Chicago are famous for their highest rate of 2.5% per annum, grown smoothly over 15+ years. Thought experiment: What happens if the land value tax rate keeps growing smoothly? What does it look like at 10% per annum? 20%? 100%?

At 100% per annum, the average land value of a house needs to be below $50k or so in current dollars (most would need to be much less). Any higher, and ~nobody is willing to pay the taxes.

A large home costs $200k or so to build vs a small/cheap home at 80k, so property prices now range from 50k (old cheap home) to 250k (new, high-end home).

That's a huge result for housing affordability! People are currently saving deposits of 80k to get a mortgage.

Instead of paying mortgage costs to capital holders, you're paying tax to a government that ostensibly exists to serve you.

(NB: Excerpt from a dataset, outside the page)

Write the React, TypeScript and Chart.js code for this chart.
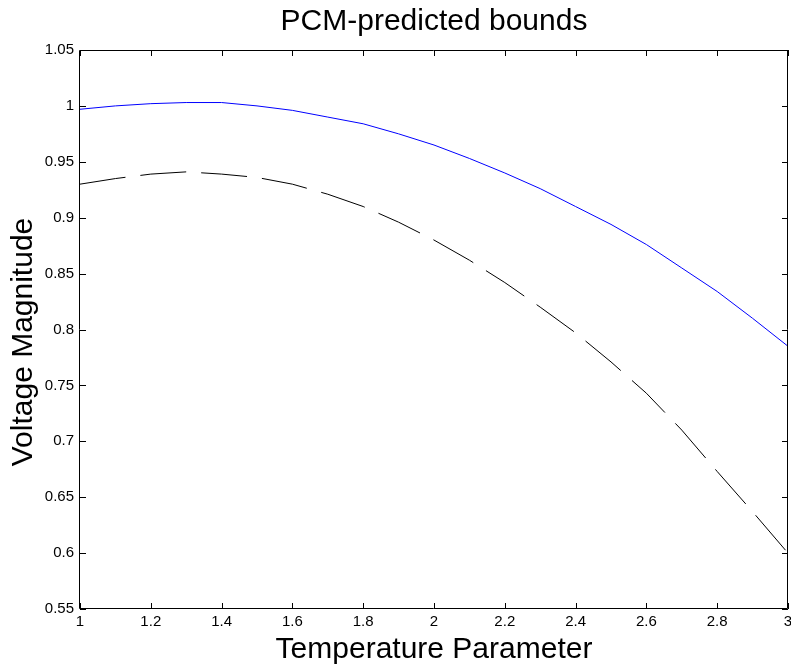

Instead of buying "the most I can afford so I get a retirement fund", now people are buying housing based on their willingness to pay an ongoing cost for access to amenities.



Sounds almost like "have the government own all the housing stock and rent it to the people"


That’s an extreme case, yeah.

I think at that point you’re disincentivising capital works too strongly, since there’s a higher risk you’ll lose the property via default on taxes, but it’s not clear to me that the same effect would exist even at a 20% rate.